_Required task_
Beginning with the first line, set down every line through the one containing "81.5, 82, 83, 84, 85, 86, 87, 87.5]", exactly as it appears, but not the pictures.

_Supplied data_
# # # #

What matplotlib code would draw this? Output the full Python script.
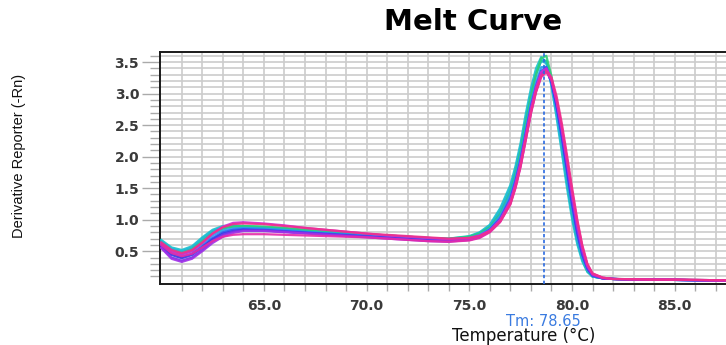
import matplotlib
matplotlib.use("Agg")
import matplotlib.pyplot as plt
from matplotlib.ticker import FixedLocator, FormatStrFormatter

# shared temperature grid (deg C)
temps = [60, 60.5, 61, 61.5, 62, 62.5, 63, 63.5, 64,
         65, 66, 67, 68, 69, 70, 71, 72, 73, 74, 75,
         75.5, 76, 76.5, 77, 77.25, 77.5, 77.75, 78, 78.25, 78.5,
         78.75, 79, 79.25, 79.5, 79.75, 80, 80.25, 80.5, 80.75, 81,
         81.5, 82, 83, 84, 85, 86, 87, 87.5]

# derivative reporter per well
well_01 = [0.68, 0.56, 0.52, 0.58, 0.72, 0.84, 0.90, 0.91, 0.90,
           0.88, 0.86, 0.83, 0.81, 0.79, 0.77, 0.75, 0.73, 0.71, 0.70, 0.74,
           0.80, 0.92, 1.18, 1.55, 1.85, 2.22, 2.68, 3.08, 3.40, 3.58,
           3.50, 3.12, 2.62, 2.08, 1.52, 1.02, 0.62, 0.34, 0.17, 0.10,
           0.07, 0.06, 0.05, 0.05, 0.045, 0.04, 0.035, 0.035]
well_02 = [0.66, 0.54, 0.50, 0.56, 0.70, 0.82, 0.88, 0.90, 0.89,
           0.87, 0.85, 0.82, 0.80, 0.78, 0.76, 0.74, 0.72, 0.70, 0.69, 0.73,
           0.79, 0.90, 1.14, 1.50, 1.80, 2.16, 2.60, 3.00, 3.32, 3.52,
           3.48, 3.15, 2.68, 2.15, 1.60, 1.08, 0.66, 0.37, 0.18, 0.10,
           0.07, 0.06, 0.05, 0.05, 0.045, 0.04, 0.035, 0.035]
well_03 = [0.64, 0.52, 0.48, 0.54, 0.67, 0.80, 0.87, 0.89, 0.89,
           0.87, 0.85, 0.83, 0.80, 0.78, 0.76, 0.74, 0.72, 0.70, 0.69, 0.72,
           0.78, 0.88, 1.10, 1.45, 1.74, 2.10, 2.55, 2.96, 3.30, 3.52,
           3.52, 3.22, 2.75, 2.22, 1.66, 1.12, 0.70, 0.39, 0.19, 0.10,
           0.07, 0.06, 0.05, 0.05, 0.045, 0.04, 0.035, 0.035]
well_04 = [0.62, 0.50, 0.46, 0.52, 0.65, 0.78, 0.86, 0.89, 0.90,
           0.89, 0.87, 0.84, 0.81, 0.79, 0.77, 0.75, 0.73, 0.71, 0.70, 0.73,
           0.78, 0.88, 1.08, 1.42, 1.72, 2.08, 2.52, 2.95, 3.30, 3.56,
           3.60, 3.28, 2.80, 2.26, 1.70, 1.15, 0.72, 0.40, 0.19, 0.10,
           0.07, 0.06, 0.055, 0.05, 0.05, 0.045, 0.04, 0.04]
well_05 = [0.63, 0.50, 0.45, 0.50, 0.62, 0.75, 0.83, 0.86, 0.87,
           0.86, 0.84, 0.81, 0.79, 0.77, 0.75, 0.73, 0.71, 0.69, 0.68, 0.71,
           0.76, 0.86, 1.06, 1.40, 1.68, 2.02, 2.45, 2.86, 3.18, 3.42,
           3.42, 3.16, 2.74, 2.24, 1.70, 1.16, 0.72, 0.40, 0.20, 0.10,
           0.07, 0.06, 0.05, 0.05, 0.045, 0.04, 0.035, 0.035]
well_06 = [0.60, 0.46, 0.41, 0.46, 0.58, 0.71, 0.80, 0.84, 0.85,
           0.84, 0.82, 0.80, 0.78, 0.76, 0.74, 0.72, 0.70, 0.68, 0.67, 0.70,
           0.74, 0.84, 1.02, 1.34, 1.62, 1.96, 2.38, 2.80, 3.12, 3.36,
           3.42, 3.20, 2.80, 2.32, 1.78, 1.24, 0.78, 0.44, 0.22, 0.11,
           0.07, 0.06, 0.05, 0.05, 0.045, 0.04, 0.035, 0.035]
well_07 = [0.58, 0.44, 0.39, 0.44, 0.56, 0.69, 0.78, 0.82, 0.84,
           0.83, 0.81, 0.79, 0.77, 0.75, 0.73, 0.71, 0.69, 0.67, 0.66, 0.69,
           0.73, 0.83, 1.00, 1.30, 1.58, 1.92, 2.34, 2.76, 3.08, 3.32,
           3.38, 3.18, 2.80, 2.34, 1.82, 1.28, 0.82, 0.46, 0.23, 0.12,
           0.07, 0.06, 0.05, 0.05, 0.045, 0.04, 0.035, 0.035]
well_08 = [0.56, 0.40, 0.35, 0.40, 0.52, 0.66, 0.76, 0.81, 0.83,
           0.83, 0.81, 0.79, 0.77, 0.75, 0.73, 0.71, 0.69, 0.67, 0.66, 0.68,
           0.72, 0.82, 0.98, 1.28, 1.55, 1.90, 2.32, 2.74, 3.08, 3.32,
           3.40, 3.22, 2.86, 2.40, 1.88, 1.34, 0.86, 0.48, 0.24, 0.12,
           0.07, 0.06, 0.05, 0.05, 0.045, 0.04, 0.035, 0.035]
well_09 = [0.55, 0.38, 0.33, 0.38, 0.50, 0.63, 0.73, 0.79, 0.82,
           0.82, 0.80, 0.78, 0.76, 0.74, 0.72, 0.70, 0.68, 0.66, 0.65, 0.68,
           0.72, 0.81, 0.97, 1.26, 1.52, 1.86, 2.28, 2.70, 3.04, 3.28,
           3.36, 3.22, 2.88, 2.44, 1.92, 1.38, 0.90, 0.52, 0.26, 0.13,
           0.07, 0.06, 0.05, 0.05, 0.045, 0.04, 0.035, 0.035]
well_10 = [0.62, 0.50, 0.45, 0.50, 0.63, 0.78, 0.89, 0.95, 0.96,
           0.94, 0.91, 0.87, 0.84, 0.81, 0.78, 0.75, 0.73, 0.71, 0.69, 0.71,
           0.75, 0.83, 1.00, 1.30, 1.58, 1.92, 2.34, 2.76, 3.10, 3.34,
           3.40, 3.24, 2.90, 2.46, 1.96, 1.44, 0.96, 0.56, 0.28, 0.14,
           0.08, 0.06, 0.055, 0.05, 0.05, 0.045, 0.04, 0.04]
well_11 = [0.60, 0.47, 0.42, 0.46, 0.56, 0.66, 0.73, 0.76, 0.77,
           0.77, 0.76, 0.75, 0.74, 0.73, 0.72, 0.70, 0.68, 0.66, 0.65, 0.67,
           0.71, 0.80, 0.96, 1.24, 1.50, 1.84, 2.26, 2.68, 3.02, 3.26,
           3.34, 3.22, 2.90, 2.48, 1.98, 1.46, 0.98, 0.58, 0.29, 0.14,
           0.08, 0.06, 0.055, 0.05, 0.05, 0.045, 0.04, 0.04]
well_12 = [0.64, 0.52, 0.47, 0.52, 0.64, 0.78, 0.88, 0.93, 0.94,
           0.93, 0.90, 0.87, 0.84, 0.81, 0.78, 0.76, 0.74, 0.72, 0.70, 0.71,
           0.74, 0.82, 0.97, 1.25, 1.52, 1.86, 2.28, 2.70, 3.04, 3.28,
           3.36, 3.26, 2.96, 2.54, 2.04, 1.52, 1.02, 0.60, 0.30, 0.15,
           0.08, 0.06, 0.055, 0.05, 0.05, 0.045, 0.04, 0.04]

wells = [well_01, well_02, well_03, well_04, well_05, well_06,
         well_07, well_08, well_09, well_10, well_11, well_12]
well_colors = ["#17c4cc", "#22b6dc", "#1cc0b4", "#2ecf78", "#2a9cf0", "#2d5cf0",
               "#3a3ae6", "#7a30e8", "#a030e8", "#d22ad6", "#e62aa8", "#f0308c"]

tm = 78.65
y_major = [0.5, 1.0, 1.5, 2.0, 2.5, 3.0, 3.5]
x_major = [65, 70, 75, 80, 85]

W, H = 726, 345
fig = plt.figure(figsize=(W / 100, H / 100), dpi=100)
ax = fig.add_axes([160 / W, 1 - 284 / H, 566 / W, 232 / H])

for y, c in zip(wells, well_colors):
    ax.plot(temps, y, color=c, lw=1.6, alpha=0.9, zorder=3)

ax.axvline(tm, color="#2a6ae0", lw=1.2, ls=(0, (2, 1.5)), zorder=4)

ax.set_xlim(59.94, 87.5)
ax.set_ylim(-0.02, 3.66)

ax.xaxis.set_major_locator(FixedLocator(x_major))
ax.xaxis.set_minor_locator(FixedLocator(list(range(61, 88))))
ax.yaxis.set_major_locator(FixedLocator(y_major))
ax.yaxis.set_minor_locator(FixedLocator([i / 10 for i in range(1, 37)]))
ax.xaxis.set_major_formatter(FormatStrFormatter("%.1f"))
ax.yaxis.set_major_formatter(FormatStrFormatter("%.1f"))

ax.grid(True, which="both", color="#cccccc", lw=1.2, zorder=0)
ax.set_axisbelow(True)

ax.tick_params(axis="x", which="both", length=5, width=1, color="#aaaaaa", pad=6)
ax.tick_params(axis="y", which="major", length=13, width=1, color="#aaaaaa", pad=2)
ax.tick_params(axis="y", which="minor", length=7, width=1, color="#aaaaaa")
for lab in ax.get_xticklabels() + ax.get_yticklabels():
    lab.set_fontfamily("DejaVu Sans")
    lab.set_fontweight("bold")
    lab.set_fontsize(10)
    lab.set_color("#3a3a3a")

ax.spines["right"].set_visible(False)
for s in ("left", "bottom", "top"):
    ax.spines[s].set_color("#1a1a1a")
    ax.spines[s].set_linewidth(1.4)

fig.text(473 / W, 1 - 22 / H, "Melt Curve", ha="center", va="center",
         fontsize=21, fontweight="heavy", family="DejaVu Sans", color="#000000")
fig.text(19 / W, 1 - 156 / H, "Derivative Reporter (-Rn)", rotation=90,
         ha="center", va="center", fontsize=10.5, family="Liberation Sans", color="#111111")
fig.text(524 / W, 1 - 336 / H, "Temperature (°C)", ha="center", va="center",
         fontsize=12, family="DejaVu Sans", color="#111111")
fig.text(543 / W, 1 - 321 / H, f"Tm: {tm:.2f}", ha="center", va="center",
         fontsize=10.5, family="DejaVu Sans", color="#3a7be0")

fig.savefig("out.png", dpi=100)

# # # #

_Reply to the exercise_
What matplotlib code would draw this? Output the full Python script.
import matplotlib
matplotlib.use("Agg")
import matplotlib.pyplot as plt
from matplotlib.ticker import FixedLocator, FormatStrFormatter

# shared temperature grid (deg C)
temps = [60, 60.5, 61, 61.5, 62, 62.5, 63, 63.5, 64,
         65, 66, 67, 68, 69, 70, 71, 72, 73, 74, 75,
         75.5, 76, 76.5, 77, 77.25, 77.5, 77.75, 78, 78.25, 78.5,
         78.75, 79, 79.25, 79.5, 79.75, 80, 80.25, 80.5, 80.75, 81,
         81.5, 82, 83, 84, 85, 86, 87, 87.5]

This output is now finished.